Communications professionals inspire collegiate women
Every year, Hofstra’s chapter of Her Campus hosts a Dream Job Panel where they invite young communications and entertainment professionals to speak to students about how they obtained their dream jobs.
Her Campus is an international online magazine geared toward collegiate women. The outlet has many chapters that are run by hundreds of college students.
This year’s panel discussion took place on Thursday, April 25, in Breslin Hall and featured three panelists: Naledi Ushe, a digital writer at OK! Magazine; Serena Kerrigan, a host and producer at digital media company Refinery29; and Emily Miethner, the founder and CEO of FindSpark – a job search and networking site geared toward young people.
The panel was moderated by Her Campus Hofstra’s co-presidents, Sarah Hanlon and Abby Strusowski – both senior journalism majors. Hanlon and Strusowski posed questions to the panelists and then allowed audience members to ask questions as well.

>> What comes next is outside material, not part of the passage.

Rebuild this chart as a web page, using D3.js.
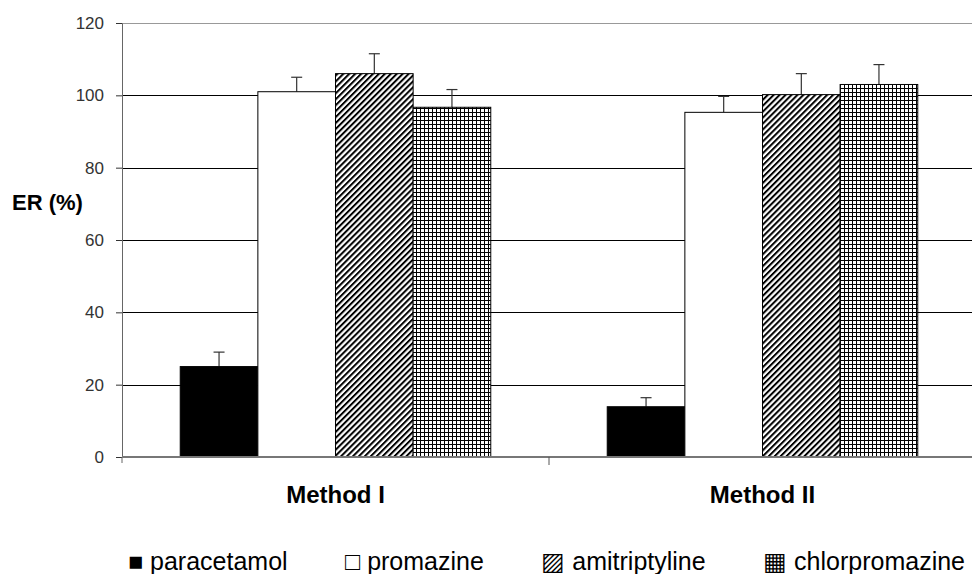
<!DOCTYPE html>
<html>
<head>
<meta charset="utf-8">
<script src="https://cdn.jsdelivr.net/npm/d3@7"></script>
<style>
  body { margin: 0; background: #fff; }
  svg { display: block; font-family: "Liberation Sans", Arial, sans-serif; }
</style>
</head>
<body>
<div id="chart"></div>
<script>
// data
var methods = ["Method I", "Method II"];
var drugs = ["paracetamol", "promazine", "amitriptyline", "chlorpromazine"];
var erMean = {
  "Method I":  [25.0, 101.0, 106.0, 96.7],
  "Method II": [13.9, 95.3, 100.2, 103.0]
};
var erSd = {
  "Method I":  [4.0, 4.0, 5.5, 4.9],
  "Method II": [2.5, 4.4, 5.8, 5.5]
};
var yTicks = [0, 20, 40, 60, 80, 100, 120];
var legendSymbols = ["\u25A0", "\u25A1", "\u25A8", "\u25A6"];

var width = 972, height = 574;
var margin = {top: 23, right: -4, bottom: 117, left: 122};

var svg = d3.select("#chart")
  .append("svg")
    .attr("width", width)
    .attr("height", height);

// patterns for the bars
var defs = svg.append("defs");
var diag = defs.append("pattern")
  .attr("id", "diag")
  .attr("patternUnits", "userSpaceOnUse")
  .attr("width", 4.2).attr("height", 4.2)
  .attr("patternTransform", "rotate(45)");
diag.append("rect").attr("width", 4.2).attr("height", 4.2).attr("fill", "#fff");
diag.append("rect").attr("width", 2).attr("height", 4.2).attr("fill", "#000");

var grid = defs.append("pattern")
  .attr("id", "grid")
  .attr("patternUnits", "userSpaceOnUse")
  .attr("width", 4).attr("height", 4);
grid.append("rect").attr("width", 4).attr("height", 4).attr("fill", "#fff");
grid.append("rect").attr("width", 1).attr("height", 4).attr("fill", "#000");
grid.append("rect").attr("width", 4).attr("height", 1).attr("fill", "#000");

var fills = d3.scaleOrdinal()
  .domain(drugs)
  .range(["#000", "#fff", "url(#diag)", "url(#grid)"]);

// scales
var x0 = d3.scaleBand()
  .domain(methods)
  .range([margin.left, width - margin.right])
  .paddingInner(0).paddingOuter(0);

var x1 = d3.scaleBand()
  .domain(drugs)
  .range([0, x0.bandwidth()])
  .paddingInner(0).paddingOuter(0.75);

var y = d3.scaleLinear()
  .domain([0, 120])
  .range([height - margin.bottom, margin.top]);

// gridlines
svg.append("g")
  .selectAll("line")
  .data(yTicks.filter(function(d) { return d > 0; }))
  .enter()
  .append("line")
    .attr("x1", margin.left)
    .attr("x2", width)
    .attr("y1", function(d) { return Math.round(y(d)) + 0.5; })
    .attr("y2", function(d) { return Math.round(y(d)) + 0.5; })
    .attr("stroke", function(d) { return d === 120 ? "#999" : "#000"; })
    .attr("stroke-width", 1);

// bars
var rows = [];
methods.forEach(function(m) {
  drugs.forEach(function(dr, i) {
    rows.push({method: m, drug: dr, value: erMean[m][i], sd: erSd[m][i]});
  });
});

function cx(d) { return x0(d.method) + x1(d.drug) + x1.bandwidth() / 2; }

// error bars (upper only)
var err = svg.append("g")
  .selectAll("g")
  .data(rows)
  .enter()
  .append("g")
    .attr("stroke", "#333")
    .attr("stroke-width", 1.2);
err.append("line")
  .attr("x1", cx)
  .attr("x2", cx)
  .attr("y1", function(d) { return y(d.value); })
  .attr("y2", function(d) { return y(d.value + d.sd); });
err.append("line")
  .attr("x1", function(d) { return cx(d) - 5.5; })
  .attr("x2", function(d) { return cx(d) + 5.5; })
  .attr("y1", function(d) { return y(d.value + d.sd); })
  .attr("y2", function(d) { return y(d.value + d.sd); });

svg.append("g")
  .selectAll("rect")
  .data(rows)
  .enter()
  .append("rect")
    .attr("x", function(d) { return x0(d.method) + x1(d.drug); })
    .attr("y", function(d) { return y(d.value); })
    .attr("width", x1.bandwidth())
    .attr("height", function(d) { return y(0) - y(d.value); })
    .attr("fill", function(d) { return fills(d.drug); })
    .attr("stroke", "#000")
    .attr("stroke-width", 1);

// y axis
var yAxis = svg.append("g")
  .attr("transform", "translate(" + margin.left + ",0)")
  .call(d3.axisLeft(y).tickValues(yTicks).tickSize(6).tickPadding(12));
yAxis.select(".domain").attr("stroke", "#666");
yAxis.selectAll(".tick line").attr("stroke", "#333");
yAxis.selectAll("text")
  .attr("font-size", 17)
  .attr("fill", "#333")
  .attr("font-family", "Liberation Sans, Arial, sans-serif");
yAxis.append("line")
  .attr("x1", 0).attr("x2", 0)
  .attr("y1", y(0)).attr("y2", y(0) + 6)
  .attr("stroke", "#666");

// x axis
var xAxis = svg.append("g")
  .attr("transform", "translate(0," + y(0) + ")");
xAxis.append("line")
  .attr("x1", margin.left).attr("x2", width)
  .attr("stroke", "#777").attr("stroke-width", 2);
xAxis.selectAll(".sep")
  .data(methods.slice(1))
  .enter()
  .append("line")
    .attr("class", "sep")
    .attr("x1", function(d) { return x0(d); })
    .attr("x2", function(d) { return x0(d); })
    .attr("y1", 0).attr("y2", 8)
    .attr("stroke", "#555");
xAxis.selectAll(".lab")
  .data(methods)
  .enter()
  .append("text")
    .attr("class", "lab")
    .attr("x", function(d) { return x0(d) + x0.bandwidth() / 2; })
    .attr("y", 46)
    .attr("text-anchor", "middle")
    .attr("font-size", 24)
    .attr("font-weight", "bold")
    .attr("fill", "#000")
    .text(function(d) { return d; });

// y axis label
svg.append("text")
  .attr("x", 12)
  .attr("y", 210)
  .attr("font-size", 22)
  .attr("font-weight", "bold")
  .text("ER (%)");

// legend: one line spread evenly between its two ends
var legStart = 128, legEnd = 965;
var legend = svg.append("g")
  .selectAll("text")
  .data(drugs)
  .enter()
  .append("text")
    .attr("y", 570)
    .attr("font-size", 25)
    .attr("fill", "#000")
    .text(function(d, i) { return legendSymbols[i] + " " + d; });
var lens = [];
legend.each(function() { lens.push(this.getComputedTextLength()); });
var gap = (legEnd - legStart - d3.sum(lens)) / (lens.length - 1);
var pos = legStart;
legend.attr("x", function(d, i) {
  var p = pos;
  pos += lens[i] + gap;
  return p;
});
</script>
</body>
</html>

The speakers touched on a wide range of topics such as their current jobs, internships and other experiences during their college years that helped prepare them for those jobs. They also offered advice to students, revealing some of their biggest career mistakes.
The panel addressed timely concerns of upperclassmen regarding their first jobs after college.
“You start to learn so much about yourself – don’t put so much pressure on that first job because you’re going to learn what you like and what you don’t like,” Kerrigan said. “You’re constantly learning and trying things out.”
Ushe, a former Hofstra student and vice president of the University’s chapter of Her Campus, attended the inaugural Dream Job Panel while she was a student. “To come and share my story ... [It] was really important for me to pay it forward,” Ushe said.
“I personally love the Dream Job Panel,” said Maddie Merinuk, the secretary of Her Campus Hofstra and a sophomore journalism major. “It’s my favorite event that Her Campus puts on and every year. We get amazing panelists to come speak and give advice.”
Despite the fact that the panel was called a Dream Job Panel, two of the three panelists said they did not actually have their dream jobs.
“I’m not at my dream job yet,” Ushe said. “I’m so early in my career – I definitely think I got super lucky with where I am, but I still want to keep driving forward.”
“I’m not at my dream job because I’m 25 and I have so many more things I want to accomplish in my life,” Kerrigan said. “I want to start my own company and ... [a] podcast. I want to do so much more, but I would have never known that ... a couple years ago.”
While the panelists believed students should always strive for their dream job, they also advised them to be open to other opportunities that may serve as stepping stones to their dream jobs.
The panel stressed that students should not expect their dream jobs immediately. “Give yourself time,” Kerrigan said. “[With] everyone we know that’s successful, it did not happen overnight.”